Focus the planning process on vertical alignment between the corporate center and the business units (BUs), and horizontal alignment across BUs and functions. To avoid confusion, begin by clarifying objectives and roles for those in the business tasked with execution.

Performance management
Markets can shift between a firm’s strategic planning cycles, thus invalidating assumptions and the strategic plan. Without an effective system to monitor the performance of the strategy, organizations may execute the wrong plan for months — or even years — before correction.

For timely course-correction, use performance management systems to hold employees accountable for key metric goals. Frequent reviews of the plan can determine if underperformance was the result of a bad market assessment, wrong strategy or poor execution.

Communication
To effectively implement a new strategy, employees must understand and support it — both before and during execution. Yet Gartner research finds that more than 65% of employees lack an understanding of their roles when new initiatives are launched.

What’s needed is a cohesive communication strategy. Without it, employee motivation goes down and resistance goes up, increasing the cost of execution.

Engage critical employees with targeted communications to win support for the strategy. Start a two-way dialogue or take a page from your organization’s PR playbook to keep employees on board and actively engaged in achieving the company’s objectives.

Organizational capacity
Many organizations fail to allocate resources (assets, time, people, etc.) for the actual implementation of new growth strategies. They rely too heavily on strategy creation, planning, performance metrics and communication. This is not surprising, as 80% of strategists, according to Gartner research, say they don’t have the tools and skills to carry out growth initiatives.

Strategists must locate areas where the organization loses the ability to execute due to poor coordination. The net result of poor coordination is a reduction in the total capacity of the enterprise. In the current environment, capacity lost due to poor coordination is becoming a bigger issue.

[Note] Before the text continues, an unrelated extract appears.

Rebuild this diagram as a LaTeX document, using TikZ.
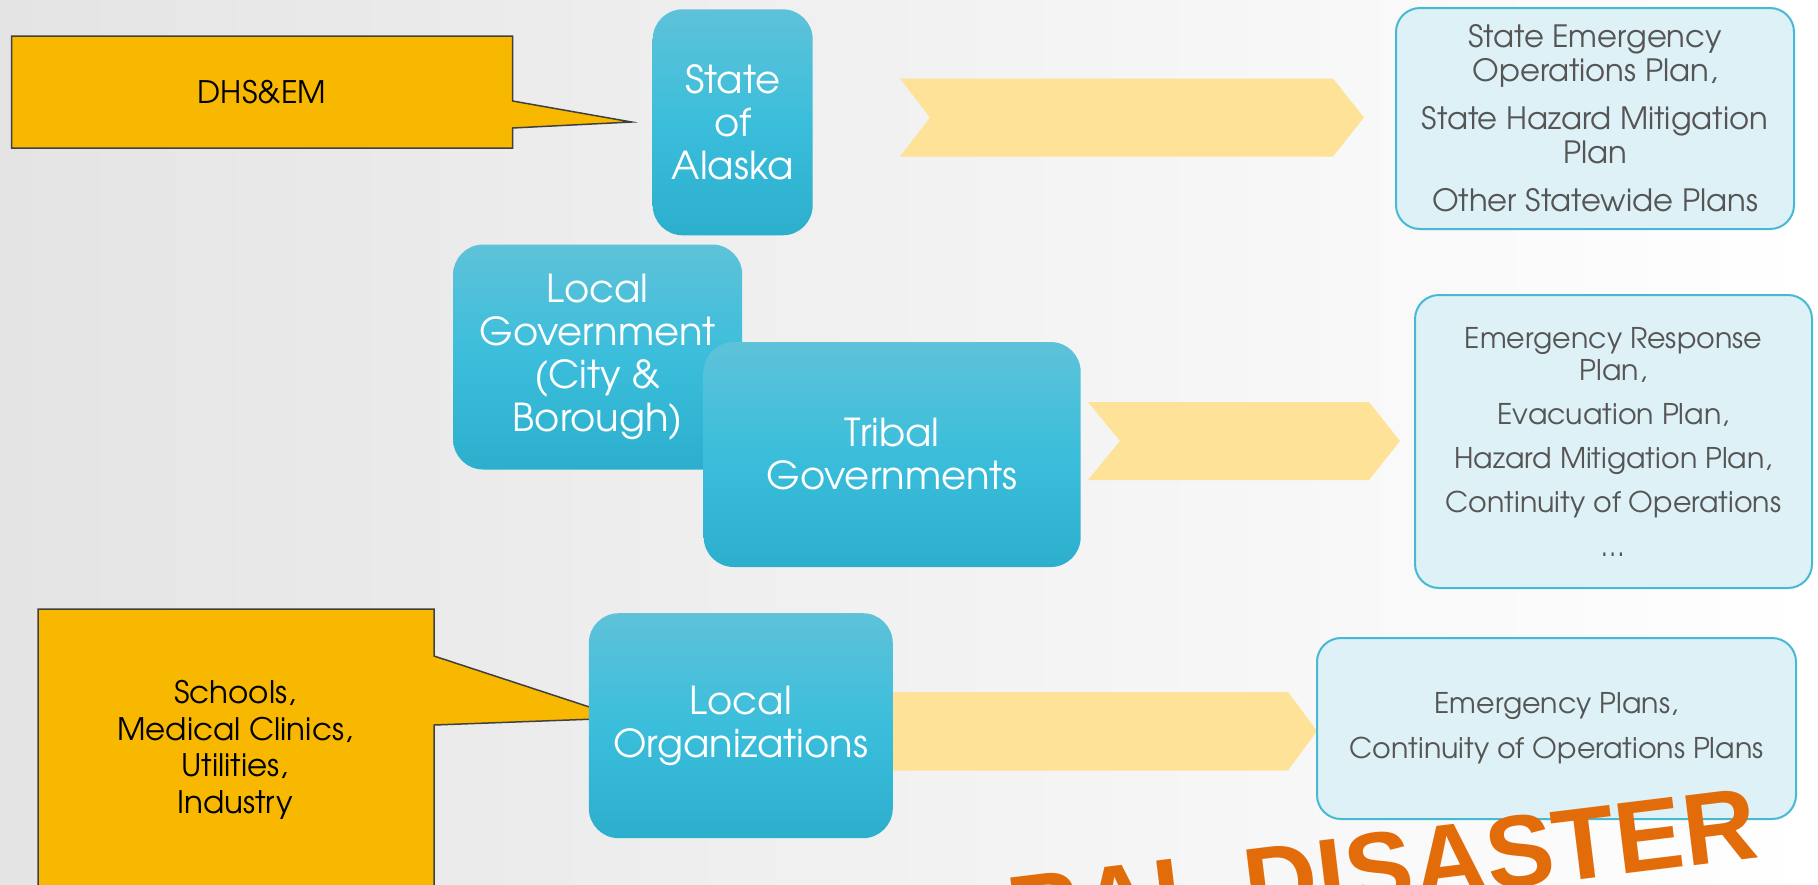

Despite most middle managers agreeing that their work is highly impacted by cross-silo business partners, Gartner research finds that fewer than half factor this into their decision making. Through increased cross-organizational dialogue and careful mapping of interdependencies, capacity conflicts can be identified before they occur. Also, consider whether strategic projects are a net gain or net loss to total capacity. Those that free up capacity should be evaluated differently than those that take organizational capacity away.